On the Latent Political Functions in the Social Role of Jama’at-e-Tabligh
DOI:
https://doi.org/10.5281/zenodo.17232757Keywords:
Jama’at-e-Tabligh/Tablighi Jama’a, South Asia, Politico-religious relationshipAbstract
The role of religion in communal social life and its influence on politics have demonstrated a consistent and indispensable manifestation throughout various periods of social development in the South Asian subcontinent. A century ago, amid the reconfiguration of power structures in the South Asian subcontinent, the establishment of Jama’at-e-Tabligh endowed Muslim communities with a new social role.

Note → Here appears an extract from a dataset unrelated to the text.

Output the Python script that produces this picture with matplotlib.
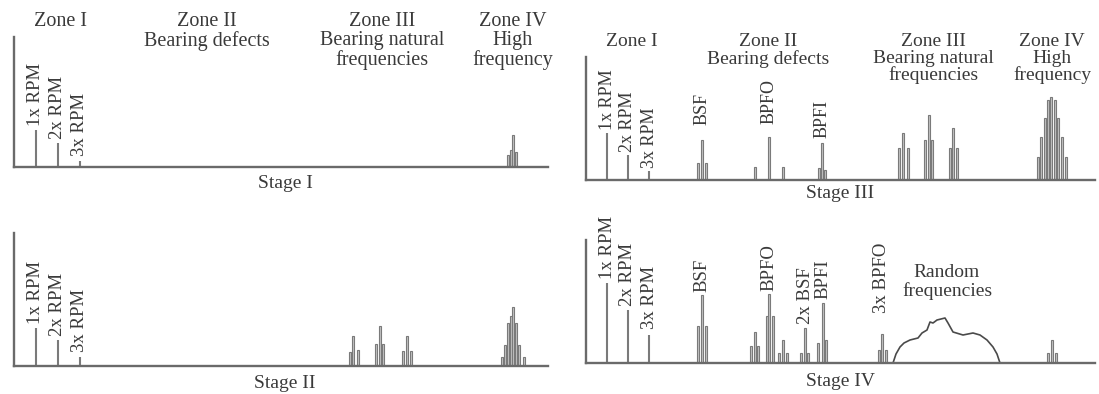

This initiative represented both a dismantling and a reestablishment of South Asia’s rigid social hierarchy within a religious framework. It served as a timely response to addressing social fragmentation within Muslim societies following the formation of nation-states, while also balancing the elite-dominated party politics prevalent in post-colonial nation-building across the region. Implicit in these efforts of Jama’at-e-Tabligh was a political function aimed at reconciling individual-collective relationship--despite its ostensibly non-political nature. This paper is based on the research of the development of the existing historical context, through the induction of the characteristics of its development path, tries to explore the political potential contained in the organizational activities that constitute the social facts, and to further reveals the characteristics and development process of Islam in contemporary South Asia. It provides a basic research for in-depth understanding of the dynamics of South Asia, as well as the religious and political ecology.